Jaime Portas Vilaseca, que abriu a galeria que leva seu nome em 2009, conta que frequentemente recebe jovens que querem decorar a casa, tomam gosto e voltam, começando pequenas coleções. Mas, com uma galeria voltada para novíssimos artistas, nem o próprio galerista pode assegurar que as obras que representa são um investimento que dará lucros a seus compradores.

– No mercado de artistas mais jovens, é muito difícil eu falar para o cliente o que vai valorizar – reconhece Jaime.

Por outro lado, com a multiplicação de prêmios e intercâmbios internacionais, alta visibilidade na mídia e mais galerias para representá-los, muitos jovens artistas têm trajetórias meteóricas, sendo rapidamente valorizados pelo mercado – como Marcius Galan, que, no ano passado, foi finalista do Prêmio Pipa e participou da Bienal de São Paulo, e está na parede de Marcondes Ferraz; ou Henrique Oliveira, também premiado e presente na Bienal, e recente aquisição de Rosa. Ambos são representados pela Silvia Cintra + Box 4, união das galerias de mãe e filha consolidada há um ano, na Gávea: Silvia com nomes célebres, como Nelson Leirner e Daniel Senise; e Juliana Cintra, a filha, com novos nomes.

– Daqui a pouco os artistas da Box 4 estarão valendo mais que os meus – brinca Silvia. – Nos anos 1980, só vendia para quem era totalmente apaixonado por arte. Hoje há fila de espera para alguns artistas. A gente tem que brigar com São Paulo para não subir os preços. Porque se lá há mercado, aqui o valor não pode ser tão alto.

Se o mercado de arte carioca não é tão forte quanto o paulistano, a informalidade propicia encontros mais diretos entre artistas e compradores. Foi com a proximidade de Guga Ferraz, Arjan e Alexandre Vogler, entre outros, que Anselmo Maciel, museólogo da Academia Brasileira de Letras, de 53 anos, começou a formar sua coleção, participando inclusive do Projeto Acervo, criado pelo artista Leonardo Videla para incentivar novas coleções.

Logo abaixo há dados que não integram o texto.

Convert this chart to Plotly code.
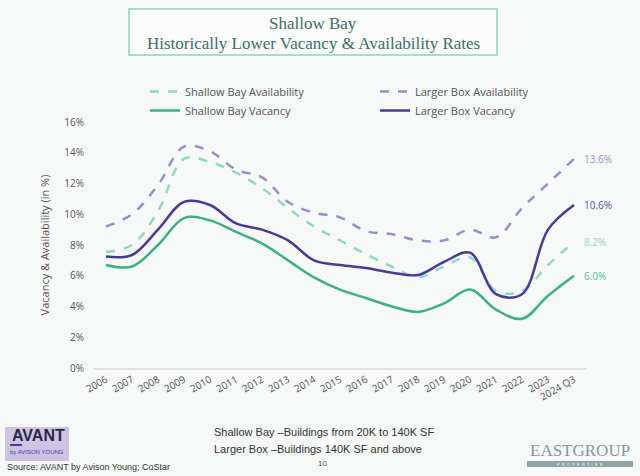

– A gente freqüentava o Arco-Íris, na Lapa, ficava bebendo e conversando sobre arte. Eu ajudei a promover o Atrocidades Maravilhosas (coletivo criado em 2000), a publicar o jornal “Ralador”. Mas não tenho dinheiro para ser um grande colecionador de arte. Minha última aquisição foi uma fotografia do Murilo Meirelles, no Paço das Artes. Eu não tinha R$1.500, mas eles aceitaram fazer em três vezes – conta, rindo.